## START Data segment
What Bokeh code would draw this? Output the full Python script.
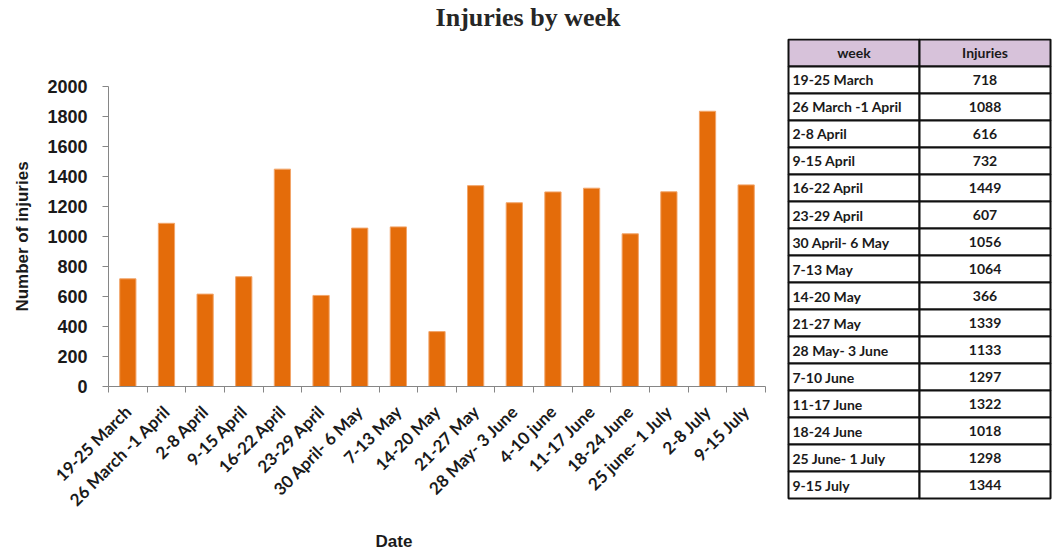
from math import pi
from bokeh.plotting import figure
from bokeh.models import Range1d, FixedTicker, LinearAxis, Title, ColumnDataSource
from bokeh.layouts import row, column
from bokeh.embed import file_html
from bokeh.resources import INLINE
from bokeh.core.properties import value

# ---- data ----
weeks = ["19-25 March", "26 March -1 April", "2-8 April", "9-15 April", "16-22 April",
         "23-29 April", "30 April- 6 May", "7-13 May", "14-20 May", "21-27 May",
         "28 May- 3 June", "4-10 june", "11-17 June", "18-24 June", "25 june- 1 July",
         "2-8 July", "9-15 July"]
injuries = [718, 1088, 616, 732, 1449, 607, 1056, 1064, 366, 1339,
            1225, 1297, 1322, 1018, 1298, 1835, 1344]
y_ticks = [0, 200, 400, 600, 800, 1000, 1200, 1400, 1600, 1800, 2000]

table_header = ["week", "Injuries"]
table_weeks = ["19-25 March", "26 March -1 April", "2-8 April", "9-15  April", "16-22 April",
               "23-29 April", "30 April- 6 May", "7-13 May", "14-20 May", "21-27 May",
               "28 May- 3 June", "7-10 June", "11-17 June", "18-24 June", "25 June- 1 July",
               "9-15 July"]
table_injuries = [718, 1088, 616, 732, 1449, 607, 1056, 1064, 366, 1339,
                  1133, 1297, 1322, 1018, 1298, 1344]

TXT = "#1a1a1a"
AX = "#868686"


def strip(width, height):
    f = figure(width=width, height=height, output_backend="svg", toolbar_location=None,
               x_axis_location=None, y_axis_location=None,
               min_border_left=0, min_border_right=0, min_border_top=0, min_border_bottom=0)
    f.outline_line_color = None
    f.grid.grid_line_color = None
    f.frame_align = False
    return f


# ---- title strip ----
head = strip(1055, 38)
head.add_layout(Title(text="Injuries by week", align="center", standoff=0,
                      text_font="Liberation Serif", text_font_style="bold",
                      text_font_size="26px", text_color="#262626"), "above")

# ---- chart ----
n = len(weeks)
xs = [i + 0.5 for i in range(n)]
bounds = list(range(n + 1))

p = figure(width=786, height=490, x_range=Range1d(0, n), y_range=Range1d(0, 2000),
           output_backend="svg", toolbar_location=None,
           x_axis_location=None, y_axis_location=None,
           min_border_left=108, min_border_right=21, min_border_top=48, min_border_bottom=142)
p.outline_line_color = None
p.grid.grid_line_color = None
p.frame_align = False

p.vbar(x=xs, top=injuries, width=0.42, fill_color="#E46C0A", line_color="#F2A56A", line_width=1)

yaxis = LinearAxis(ticker=FixedTicker(ticks=y_ticks), axis_label="Number of injuries")
yaxis.axis_line_color = AX
yaxis.major_tick_line_color = AX
yaxis.major_tick_out = 6
yaxis.major_tick_in = 0
yaxis.minor_tick_line_color = None
yaxis.major_label_text_font = "Liberation Sans"
yaxis.major_label_text_font_style = "bold"
yaxis.major_label_text_font_size = "18px"
yaxis.major_label_text_color = TXT
yaxis.major_label_standoff = 15
yaxis.axis_label_text_font = "Liberation Sans"
yaxis.axis_label_text_font_style = "bold"
yaxis.axis_label_text_font_size = "17px"
yaxis.axis_label_text_color = TXT
yaxis.axis_label_standoff = 12
p.add_layout(yaxis, "left")

xaxis = LinearAxis(ticker=FixedTicker(ticks=xs, minor_ticks=bounds),
                   major_label_overrides={x: w for x, w in zip(xs, weeks)})
xaxis.axis_line_color = AX
xaxis.major_tick_line_color = None
xaxis.minor_tick_line_color = AX
xaxis.minor_tick_out = 6
xaxis.minor_tick_in = 0
xaxis.major_label_orientation = pi / 4
xaxis.major_label_text_font = "Lato"
xaxis.major_label_text_font_style = "bold"
xaxis.major_label_text_font_size = "17px"
xaxis.major_label_text_color = TXT
xaxis.major_label_standoff = 16
p.add_layout(xaxis, "below")

# ---- x axis title strip ----
foot = strip(786, 25)
foot.add_layout(Title(text="Date", align="left", offset=375, standoff=2,
                      text_font="Liberation Sans", text_font_style="bold",
                      text_font_size="17px", text_color=TXT), "above")

# ---- table ----
nrows = len(table_weeks) + 1

cx, cy, fills = [], [], []
for r in range(nrows):
    for c in range(2):
        cx.append(c + 0.5)
        cy.append(r + 0.5)
        fills.append("#D7C2DA" if r == 0 else "white")

t = figure(width=269, height=515, x_range=Range1d(-0.0153, 2.038), y_range=Range1d(17.074, -0.037),
           output_backend="svg", toolbar_location=None,
           x_axis_location=None, y_axis_location=None,
           min_border_left=0, min_border_right=0, min_border_top=0, min_border_bottom=53)
t.outline_line_color = None
t.grid.grid_line_color = None
t.frame_align = False
t.rect(x=cx, y=cy, width=1, height=1, fill_color=fills, line_color="#111111", line_width=2)

hdr = ColumnDataSource(dict(x=[0.5, 1.5], y=[0.5, 0.5], txt=table_header))
t.text(x="x", y="y", text="txt", source=hdr, text_align="center", text_baseline="middle",
       text_font=value("Lato"), text_font_style="bold", text_font_size="14px", text_color=TXT)

body_y = [r + 0.5 for r in range(1, nrows)]
left_src = ColumnDataSource(dict(x=[0] * len(table_weeks), y=body_y, txt=table_weeks))
t.text(x="x", y="y", text="txt", source=left_src, text_align="left", text_baseline="middle",
       x_offset=4, text_font=value("Lato"), text_font_style="bold", text_font_size="14px",
       text_color=TXT)
right_src = ColumnDataSource(dict(x=[1.5] * len(table_injuries), y=body_y,
                                  txt=[str(v) for v in table_injuries]))
t.text(x="x", y="y", text="txt", source=right_src, text_align="center", text_baseline="middle",
       text_font=value("Lato"), text_font_style="bold", text_font_size="14px",
       text_color=TXT)

layout = column(head, row(column(p, foot), t))
open("out.html", "w").write(file_html(layout, INLINE))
## END Data segment
__Given exercise__. Return each line exactly as written. Any picture gets left out.

__Reply to the task__.
What Bokeh code would draw this? Output the full Python script.
from math import pi
from bokeh.plotting import figure
from bokeh.models import Range1d, FixedTicker, LinearAxis, Title, ColumnDataSource
from bokeh.layouts import row, column
from bokeh.embed import file_html
from bokeh.resources import INLINE
from bokeh.core.properties import value

# ---- data ----
weeks = ["19-25 March", "26 March -1 April", "2-8 April", "9-15 April", "16-22 April",
         "23-29 April", "30 April- 6 May", "7-13 May", "14-20 May", "21-27 May",
         "28 May- 3 June", "4-10 june", "11-17 June", "18-24 June", "25 june- 1 July",
         "2-8 July", "9-15 July"]
injuries = [718, 1088, 616, 732, 1449, 607, 1056, 1064, 366, 1339,
            1225, 1297, 1322, 1018, 1298, 1835, 1344]
y_ticks = [0, 200, 400, 600, 800, 1000, 1200, 1400, 1600, 1800, 2000]

table_header = ["week", "Injuries"]
table_weeks = ["19-25 March", "26 March -1 April", "2-8 April", "9-15  April", "16-22 April",
               "23-29 April", "30 April- 6 May", "7-13 May", "14-20 May", "21-27 May",
               "28 May- 3 June", "7-10 June", "11-17 June", "18-24 June", "25 June- 1 July",
               "9-15 July"]
table_injuries = [718, 1088, 616, 732, 1449, 607, 1056, 1064, 366, 1339,
                  1133, 1297, 1322, 1018, 1298, 1344]

TXT = "#1a1a1a"
AX = "#868686"


def strip(width, height):
    f = figure(width=width, height=height, output_backend="svg", toolbar_location=None,
               x_axis_location=None, y_axis_location=None,
               min_border_left=0, min_border_right=0, min_border_top=0, min_border_bottom=0)
    f.outline_line_color = None
    f.grid.grid_line_color = None
    f.frame_align = False
    return f


# ---- title strip ----
head = strip(1055, 38)
head.add_layout(Title(text="Injuries by week", align="center", standoff=0,
                      text_font="Liberation Serif", text_font_style="bold",
                      text_font_size="26px", text_color="#262626"), "above")

# ---- chart ----
n = len(weeks)
xs = [i + 0.5 for i in range(n)]
bounds = list(range(n + 1))

p = figure(width=786, height=490, x_range=Range1d(0, n), y_range=Range1d(0, 2000),
           output_backend="svg", toolbar_location=None,
           x_axis_location=None, y_axis_location=None,
           min_border_left=108, min_border_right=21, min_border_top=48, min_border_bottom=142)
p.outline_line_color = None
p.grid.grid_line_color = None
p.frame_align = False

p.vbar(x=xs, top=injuries, width=0.42, fill_color="#E46C0A", line_color="#F2A56A", line_width=1)

yaxis = LinearAxis(ticker=FixedTicker(ticks=y_ticks), axis_label="Number of injuries")
yaxis.axis_line_color = AX
yaxis.major_tick_line_color = AX
yaxis.major_tick_out = 6
yaxis.major_tick_in = 0
yaxis.minor_tick_line_color = None
yaxis.major_label_text_font = "Liberation Sans"
yaxis.major_label_text_font_style = "bold"
yaxis.major_label_text_font_size = "18px"
yaxis.major_label_text_color = TXT
yaxis.major_label_standoff = 15
yaxis.axis_label_text_font = "Liberation Sans"
yaxis.axis_label_text_font_style = "bold"
yaxis.axis_label_text_font_size = "17px"
yaxis.axis_label_text_color = TXT
yaxis.axis_label_standoff = 12
p.add_layout(yaxis, "left")

xaxis = LinearAxis(ticker=FixedTicker(ticks=xs, minor_ticks=bounds),
                   major_label_overrides={x: w for x, w in zip(xs, weeks)})
xaxis.axis_line_color = AX
xaxis.major_tick_line_color = None
xaxis.minor_tick_line_color = AX
xaxis.minor_tick_out = 6
xaxis.minor_tick_in = 0
xaxis.major_label_orientation = pi / 4
xaxis.major_label_text_font = "Lato"
xaxis.major_label_text_font_style = "bold"
xaxis.major_label_text_font_size = "17px"
xaxis.major_label_text_color = TXT
xaxis.major_label_standoff = 16
p.add_layout(xaxis, "below")

# ---- x axis title strip ----
foot = strip(786, 25)
foot.add_layout(Title(text="Date", align="left", offset=375, standoff=2,
                      text_font="Liberation Sans", text_font_style="bold",
                      text_font_size="17px", text_color=TXT), "above")

# ---- table ----
nrows = len(table_weeks) + 1

cx, cy, fills = [], [], []
for r in range(nrows):
    for c in range(2):
        cx.append(c + 0.5)
        cy.append(r + 0.5)
        fills.append("#D7C2DA" if r == 0 else "white")

t = figure(width=269, height=515, x_range=Range1d(-0.0153, 2.038), y_range=Range1d(17.074, -0.037),
           output_backend="svg", toolbar_location=None,
           x_axis_location=None, y_axis_location=None,
           min_border_left=0, min_border_right=0, min_border_top=0, min_border_bottom=53)
t.outline_line_color = None
t.grid.grid_line_color = None
t.frame_align = False
t.rect(x=cx, y=cy, width=1, height=1, fill_color=fills, line_color="#111111", line_width=2)

hdr = ColumnDataSource(dict(x=[0.5, 1.5], y=[0.5, 0.5], txt=table_header))
t.text(x="x", y="y", text="txt", source=hdr, text_align="center", text_baseline="middle",
       text_font=value("Lato"), text_font_style="bold", text_font_size="14px", text_color=TXT)

body_y = [r + 0.5 for r in range(1, nrows)]
left_src = ColumnDataSource(dict(x=[0] * len(table_weeks), y=body_y, txt=table_weeks))
t.text(x="x", y="y", text="txt", source=left_src, text_align="left", text_baseline="middle",
       x_offset=4, text_font=value("Lato"), text_font_style="bold", text_font_size="14px",
       text_color=TXT)
right_src = ColumnDataSource(dict(x=[1.5] * len(table_injuries), y=body_y,
                                  txt=[str(v) for v in table_injuries]))
t.text(x="x", y="y", text="txt", source=right_src, text_align="center", text_baseline="middle",
       text_font=value("Lato"), text_font_style="bold", text_font_size="14px",
       text_color=TXT)

layout = column(head, row(column(p, foot), t))
open("out.html", "w").write(file_html(layout, INLINE))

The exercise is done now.